Chinese XC60 production previously shipped to U.S. dealers would be reallocated to markets including Europe, he said.

Acquired by Geely in 2010, the premium car manufacturer has achieved four straight record sales years, raising its game against bigger rivals Mercedes <DAIGn.DE> and BMW <BMWG.DE>.

Net income rose 40 percent to 3 billion Swedish crowns ($337 million) in the three months ended June 30 on revenue of 66 billion, up more than a quarter. Operating profit amounted to 4.2 billion crowns, with 3.7 billion in positive free cash flow.

Geely has hired Citigroup, Goldman Sachs and Morgan Stanley to prepare Volvo for a stock-market flotation this year, Reuters reported in May, which could value the firm anywhere between $16 billion to $30 billion.

Pledging to hit a fifth record in 2018, Samuelsson said Volvo was "well positioned for a new period of sustainable global growth". The company recently opened its first U.S. plant in South Carolina, now ramping up S60 sedan production.

While the $1.1 billion U.S. investment offers some respite from rising trade barriers, the company remains dependent on importing SUVs and large sedans into its fastest-growing market. Volvo's U.S. sales rose 40 percent in the first half.

Sedans such as the S60 fell to below one-third of U.S. registrations in the second quarter from 38 percent a year earlier, while pickups and SUVs like Volvo's imported XC40, XC60 and XC90 jumped from 62 to 67.3 percent, according to Autodata.

Washington this month slapped 25 percent tariffs on $34 billion in Chinese imports including cars, and Beijing quickly retaliated with an increase in tariffs on U.S. goods. President Donald Trump is also threatening tariffs against car imports from Europe, where Volvo has two assembly plants.

Geely - which hopes any IPO will command a high valuation reflecting Volvo's big plans in autonomous, electric and subscription-based motoring - has acknowledged the problem.

Speaking in Hong Kong last month, Geely Chairman Li Shufu said higher tariffs would bring price increases and may ultimately force Volvo to diversify its U.S., Chinese and European production to assemble more models in each region.

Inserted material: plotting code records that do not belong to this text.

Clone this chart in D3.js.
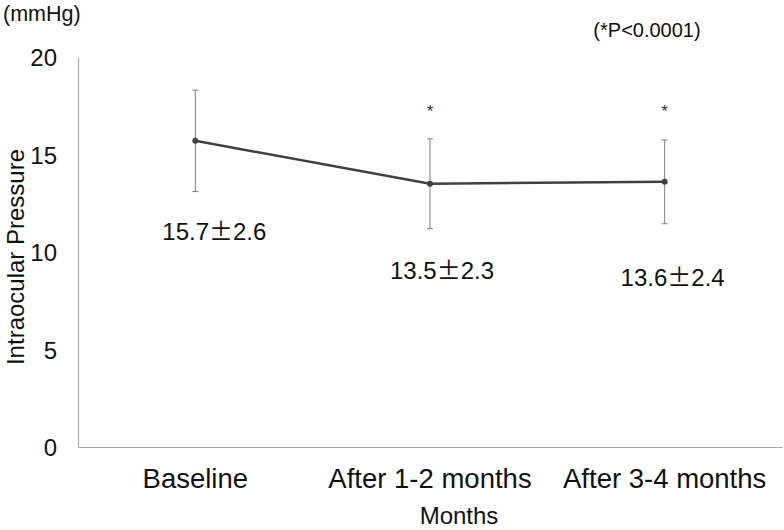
<!DOCTYPE html>
<html><head><meta charset="utf-8">
<script src="https://cdn.jsdelivr.net/npm/d3@7"></script>
<style>body{margin:0;background:#fff}svg{display:block;font-family:"Liberation Sans",Arial,sans-serif}</style>
</head><body>
<script>
const categories = ["Baseline", "After 1-2 months", "After 3-4 months"];
const means = [15.7, 13.5, 13.6];
const errors = [2.6, 2.3, 2.15];
const labelMeans = ["15.7", "13.5", "13.6"];
const labelSDs = ["2.6", "2.3", "2.4"];
const significant = [false, true, true];
const yTicks = [0, 5, 10, 15, 20];

const W = 784, H = 530;
const m = {left: 78, right: 2, top: 57, bottom: 83};
const svg = d3.select("body").append("svg").attr("width", W).attr("height", H);

const x = d3.scaleBand().domain(categories).range([m.left, W - m.right]);
const y = d3.scaleLinear().domain([0, 20]).range([H - m.bottom, m.top]);
const cx = c => x(c) + x.bandwidth() / 2;

// axes
const yAxis = svg.append("g").attr("transform", `translate(${m.left},0)`)
  .call(d3.axisLeft(y).tickValues(yTicks).tickSize(0).tickPadding(21));
yAxis.selectAll("text").attr("font-size", 24).attr("fill", "#111").attr("dy", "0.36em");
yAxis.select(".domain").attr("stroke", "#a6a6a6");

const xAxis = svg.append("g").attr("transform", `translate(0,${y(0)})`)
  .call(d3.axisBottom(x).tickSize(0).tickPadding(22));
xAxis.selectAll("text").attr("font-size", 27.5).attr("fill", "#111").attr("dy", "0.7em");
xAxis.select(".domain").attr("stroke", "#a6a6a6");

// error bars
const g = svg.append("g");
categories.forEach((c, i) => {
  const hi = y(means[i] + errors[i]), lo = y(means[i] - errors[i]);
  g.append("line").attr("x1", cx(c)).attr("x2", cx(c)).attr("y1", hi).attr("y2", lo).attr("stroke", "#7f7f7f").attr("stroke-width", 1);
  [hi, lo].forEach(v => g.append("line").attr("x1", cx(c) - 3).attr("x2", cx(c) + 3).attr("y1", v).attr("y2", v).attr("stroke", "#7f7f7f").attr("stroke-width", 1));
});

// line
const line = d3.line().x((d, i) => cx(categories[i])).y(d => y(d));
svg.append("path").datum(means).attr("d", line).attr("fill", "none").attr("stroke", "#404040").attr("stroke-width", 2.5);
svg.selectAll("circle.pt").data(means).join("circle").attr("class", "pt")
  .attr("cx", (d, i) => cx(categories[i])).attr("cy", d => y(d)).attr("r", 3).attr("fill", "#404040");

// value labels
const dxs = [19, 12, 8];
const dys = [48, 50, 62];
const vl = svg.selectAll("text.val").data(labelMeans).join("text").attr("class", "val")
  .attr("x", (d, i) => cx(categories[i]) + dxs[i])
  .attr("y", (d, i) => y(means[i] - errors[i]) + dys[i])
  .attr("text-anchor", "middle").attr("font-size", 24).attr("fill", "#111");
vl.append("tspan").text(d => d);
vl.append("tspan").attr("font-family", "'Noto Sans CJK JP'").text("\u00B1");
vl.append("tspan").text((d, i) => labelSDs[i]);

// asterisks
svg.selectAll("text.ast").data(categories.filter((c, i) => significant[i])).join("text").attr("class", "ast")
  .attr("x", d => cx(d)).attr("y", y(16.9))
  .attr("text-anchor", "middle").attr("font-size", 17).attr("fill", "#333").text("*");

// titles
svg.append("text").attr("x", 3).attr("y", 21).attr("font-size", 21.5).attr("fill", "#111").text("(mmHg)");
svg.append("text").attr("x", 647).attr("y", 37).attr("text-anchor", "middle").attr("font-size", 20).attr("fill", "#111").text("(*P<0.0001)");
svg.append("text").attr("transform", `translate(24,${(m.top + H - m.bottom) / 2 + 5}) rotate(-90)`)
  .attr("text-anchor", "middle").attr("font-size", 24).attr("fill", "#111").text("Intraocular Pressure");
svg.append("text").attr("x", 459).attr("y", 524).attr("text-anchor", "middle").attr("font-size", 24).attr("fill", "#111").text("Months");
</script>
</body></html>
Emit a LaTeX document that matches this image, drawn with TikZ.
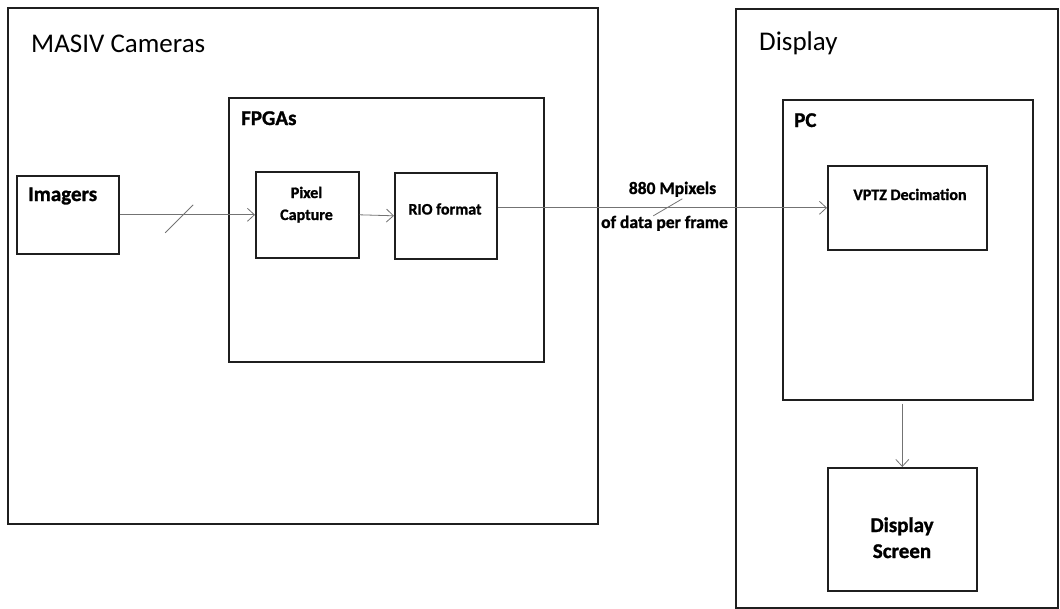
\documentclass[tikz,border=0pt]{standalone}
\usepackage{fontspec}
\setmainfont{Carlito}[BoldFeatures={FakeBold=1.2}]
\usetikzlibrary{arrows.meta,calc}
\begin{document}
\begin{tikzpicture}[x=1pt,y=-1pt,
  frame/.style={draw=black!88, line width=1.6pt, rectangle, inner sep=0pt, anchor=north west},
  flow/.style={draw=black!55, line width=0.8pt, -{Straight Barb[length=7pt,width=13pt,line width=0.8pt]}},
  tick/.style={draw=black!55, line width=0.8pt},
  title/.style={font=\fontsize{27}{32}\selectfont, anchor=base west, inner sep=0pt},
  grp/.style={font=\bfseries\fontsize{21}{25}\selectfont, anchor=base west, inner sep=0pt},
  blk/.style={font=\bfseries\fontsize{16}{20}\selectfont, anchor=base, inner sep=0pt},
  rate/.style={font=\bfseries\fontsize{17.5}{21}\selectfont, anchor=base, inner sep=0pt}]
\useasboundingbox (0,0) rectangle (1060,608);

% camera side
\node[frame, minimum width=590pt, minimum height=516pt] (masiv) at (7,7) {};
\node[frame, minimum width=315pt, minimum height=264pt] (fpga) at (228,97) {};
\node[frame, minimum width=102pt, minimum height=78pt] (imagers) at (16,175) {};
\node[frame, minimum width=103pt, minimum height=86pt] (pixcap) at (255,171) {};
\node[frame, minimum width=102pt, minimum height=86pt] (rio) at (394,172) {};

% display side
\node[frame, minimum width=322pt, minimum height=599pt] (display) at (735,8) {};
\node[frame, minimum width=250pt, minimum height=300pt] (pc) at (782,99) {};
\node[frame, minimum width=159pt, minimum height=84pt] (vptz) at (827,165) {};
\node[frame, minimum width=149pt, minimum height=123pt] (screen) at (827,467) {};

% labels
\node[title] (tmasiv) at (31,52) {MASIV Cameras};
\node[title] (tdisplay) at (759,50) {Display};
\node[grp] (tfpga) at (241,125) {FPGAs};
\node[grp] (tpc) at (794,127) {PC};
\node[grp] (timagers) at (28,201) {Imagers};
\node[blk] (tpix1) at (306.5,198) {Pixel};
\node[blk] (tpix2) at (306.5,220) {Capture};
\node[blk] (trio) at (445,214.5) {RIO format};
\node[blk] (tvptz) at (910,200) {VPTZ Decimation};
\node[grp, anchor=base] (tscr1) at (902,532) {Display};
\node[grp, anchor=base] (tscr2) at (902,558) {Screen};

% data flow
\draw[flow] (imagers.east) -- (pixcap.west);
\coordinate (s1) at ($(imagers.east)!0.47!(pixcap.west)$);
\draw[tick] ($(s1)+(-18,18)$) -- ($(s1)+(10,-10)$);

\draw[flow] (pixcap.east) -- (rio.west);

\draw[flow] (rio.east |- vptz.west) -- (vptz.west);
\coordinate (s2) at ($(rio.east |- vptz.west)!0.514!(vptz.west)$);
\draw[tick] ($(s2)+(-13.6,8)$) -- ($(s2)+(15.4,-9)$);
\node[rate] (rate1) at (672.5,194) {880 Mpixels};
\node[rate] (rate2) at (664.5,228) {of data per frame};

\draw[flow, shorten <=3pt] (pc.south -| screen.north) -- (screen.north);
\end{tikzpicture}
\end{document}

"We will have to invest in producing a higher number of car models locally," the South China Morning Post quoted him as saying.

The cost of this would still result in higher prices, said Samuelsson, who prefers optimising existing plants with adjustments such as the XC60 shift - which could cease to be effective if Washington applied new tariffs to European cars.

"I would be very reluctant to start any big investments to compensate," the CEO said. "First we have to try to mitigate by using the factories we have in a smarter way."

For the first half, Volvo posted a 15.7 percent increase in operating profit to 7.8 billion crowns on revenue of 122.9 billion, up 23.6 percent.